Divine Justice? Judicial Rituals and Official Legitimacy in Late Imperial China

Thursday, January 7, 2010: 4:00 PM
Edward C (Hyatt)
Paul R. Katz , Institute of Modern History, Nankang Taipei, Taiwan
This paper will explore the ways in which late imperial Chinese officials strove to utilize the ideology of justice (especially the belief in divine retribution) as well as judicial rituals to assert the legitimacy of both their own authority and the Mandate of Heaven. Numerous sources describe officials making oaths to judicial deities like the City God as a means of asserting their authority, or filing underworld indictments in order to capture wrongdoers and exorcise demonic forces.
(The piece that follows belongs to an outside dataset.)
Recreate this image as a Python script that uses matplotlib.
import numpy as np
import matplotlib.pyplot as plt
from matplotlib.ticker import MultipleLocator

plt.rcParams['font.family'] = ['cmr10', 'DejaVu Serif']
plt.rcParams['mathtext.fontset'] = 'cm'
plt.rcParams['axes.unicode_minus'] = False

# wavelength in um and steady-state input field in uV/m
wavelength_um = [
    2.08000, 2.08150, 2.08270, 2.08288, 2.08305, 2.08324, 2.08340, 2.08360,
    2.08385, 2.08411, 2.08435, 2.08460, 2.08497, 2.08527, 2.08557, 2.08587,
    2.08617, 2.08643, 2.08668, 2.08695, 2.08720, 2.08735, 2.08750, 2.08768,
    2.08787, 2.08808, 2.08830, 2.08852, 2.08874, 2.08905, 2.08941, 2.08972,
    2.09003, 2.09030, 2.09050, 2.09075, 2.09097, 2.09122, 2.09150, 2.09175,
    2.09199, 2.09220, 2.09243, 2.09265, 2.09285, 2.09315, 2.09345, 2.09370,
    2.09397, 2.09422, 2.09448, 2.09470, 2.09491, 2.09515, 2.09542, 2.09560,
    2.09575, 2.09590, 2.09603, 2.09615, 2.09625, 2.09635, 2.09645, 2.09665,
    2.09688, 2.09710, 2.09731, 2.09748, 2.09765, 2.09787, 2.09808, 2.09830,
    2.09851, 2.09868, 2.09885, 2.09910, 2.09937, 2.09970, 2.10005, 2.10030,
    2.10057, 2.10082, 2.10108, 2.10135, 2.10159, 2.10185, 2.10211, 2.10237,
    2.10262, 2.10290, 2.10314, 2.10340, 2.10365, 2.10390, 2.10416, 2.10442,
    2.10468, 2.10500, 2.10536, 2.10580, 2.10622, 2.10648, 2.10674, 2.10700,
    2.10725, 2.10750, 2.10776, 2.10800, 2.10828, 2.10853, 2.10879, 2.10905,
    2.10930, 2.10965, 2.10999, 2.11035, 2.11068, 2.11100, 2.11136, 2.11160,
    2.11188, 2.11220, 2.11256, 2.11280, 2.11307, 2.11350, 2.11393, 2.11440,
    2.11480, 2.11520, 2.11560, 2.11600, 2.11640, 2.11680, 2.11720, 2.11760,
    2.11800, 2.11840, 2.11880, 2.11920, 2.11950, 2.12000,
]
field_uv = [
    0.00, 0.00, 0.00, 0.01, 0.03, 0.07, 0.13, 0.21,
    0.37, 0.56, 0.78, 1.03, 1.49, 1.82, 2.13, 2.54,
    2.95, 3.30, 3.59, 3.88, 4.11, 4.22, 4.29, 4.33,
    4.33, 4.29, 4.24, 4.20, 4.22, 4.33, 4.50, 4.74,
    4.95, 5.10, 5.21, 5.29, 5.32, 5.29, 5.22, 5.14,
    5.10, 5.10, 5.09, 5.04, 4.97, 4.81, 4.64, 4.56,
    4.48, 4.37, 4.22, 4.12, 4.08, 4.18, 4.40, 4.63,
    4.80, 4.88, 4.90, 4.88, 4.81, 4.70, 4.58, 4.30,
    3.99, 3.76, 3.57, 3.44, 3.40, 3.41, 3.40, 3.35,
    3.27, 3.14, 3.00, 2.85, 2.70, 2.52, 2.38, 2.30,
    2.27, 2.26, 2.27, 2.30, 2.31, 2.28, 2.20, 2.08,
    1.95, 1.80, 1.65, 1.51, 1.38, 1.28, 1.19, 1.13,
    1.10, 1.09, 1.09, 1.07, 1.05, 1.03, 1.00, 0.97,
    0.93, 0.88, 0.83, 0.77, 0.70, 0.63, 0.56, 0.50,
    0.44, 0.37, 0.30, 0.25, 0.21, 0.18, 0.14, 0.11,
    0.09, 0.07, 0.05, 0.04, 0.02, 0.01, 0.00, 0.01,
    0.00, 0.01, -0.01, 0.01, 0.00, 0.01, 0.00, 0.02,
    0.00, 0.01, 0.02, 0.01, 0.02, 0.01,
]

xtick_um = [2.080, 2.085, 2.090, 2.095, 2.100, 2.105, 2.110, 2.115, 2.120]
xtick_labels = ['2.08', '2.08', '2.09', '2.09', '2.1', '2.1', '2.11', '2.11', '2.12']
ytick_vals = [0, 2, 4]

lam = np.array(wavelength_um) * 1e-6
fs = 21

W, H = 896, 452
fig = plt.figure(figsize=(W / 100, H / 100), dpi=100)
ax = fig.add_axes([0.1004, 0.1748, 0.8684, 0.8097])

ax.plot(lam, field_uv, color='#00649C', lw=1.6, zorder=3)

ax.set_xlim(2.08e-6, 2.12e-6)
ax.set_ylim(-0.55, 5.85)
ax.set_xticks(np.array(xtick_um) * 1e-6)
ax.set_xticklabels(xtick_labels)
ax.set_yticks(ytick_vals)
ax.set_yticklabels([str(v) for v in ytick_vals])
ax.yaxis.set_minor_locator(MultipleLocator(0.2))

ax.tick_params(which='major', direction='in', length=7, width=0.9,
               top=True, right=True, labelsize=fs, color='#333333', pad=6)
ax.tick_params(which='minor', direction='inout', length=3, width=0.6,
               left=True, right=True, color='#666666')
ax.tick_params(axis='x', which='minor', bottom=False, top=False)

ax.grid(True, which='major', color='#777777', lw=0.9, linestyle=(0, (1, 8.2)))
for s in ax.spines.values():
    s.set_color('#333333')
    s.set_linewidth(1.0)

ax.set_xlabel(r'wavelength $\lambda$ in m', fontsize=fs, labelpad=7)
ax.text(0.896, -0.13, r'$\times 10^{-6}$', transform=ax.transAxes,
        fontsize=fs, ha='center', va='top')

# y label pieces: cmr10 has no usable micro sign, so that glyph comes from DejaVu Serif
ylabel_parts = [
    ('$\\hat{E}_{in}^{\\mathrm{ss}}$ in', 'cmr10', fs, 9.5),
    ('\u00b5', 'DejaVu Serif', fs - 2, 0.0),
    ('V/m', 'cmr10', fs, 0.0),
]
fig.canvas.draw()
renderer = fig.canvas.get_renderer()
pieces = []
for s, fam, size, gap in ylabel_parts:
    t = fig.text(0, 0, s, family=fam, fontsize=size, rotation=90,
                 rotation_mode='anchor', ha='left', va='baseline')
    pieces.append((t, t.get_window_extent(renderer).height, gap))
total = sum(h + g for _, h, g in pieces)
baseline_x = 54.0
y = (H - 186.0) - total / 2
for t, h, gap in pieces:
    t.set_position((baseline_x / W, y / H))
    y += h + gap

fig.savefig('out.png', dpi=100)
Moreover, a wealth of evidence indicates that officials would not hesitate to rely on dreams and other forms of divine intervention to deal with difficult legal cases. The overlap between legal and religious practice was so profound that it helped shape popular representations of the relationship between officials and judicial deities, with many late imperial texts portraying officials interacting with the City God. Other works record the souls of the dead appearing in court in order to correct miscarriages of justice. All this indicates that one fundamental aspect of Chinese legal culture is the belief that the judicial mechanisms of this world can interact with those of the underworld.
At the same time, however, there are numerous instances of oaths and indictment rites being performed as a public means of engaging in symbolic or real acts of resistance against authority. In such cases, the same judicial rituals normally used to support imperial power could become tools for challenging it, with such rites even being staged at state-sponsored sacred sites like City God temples.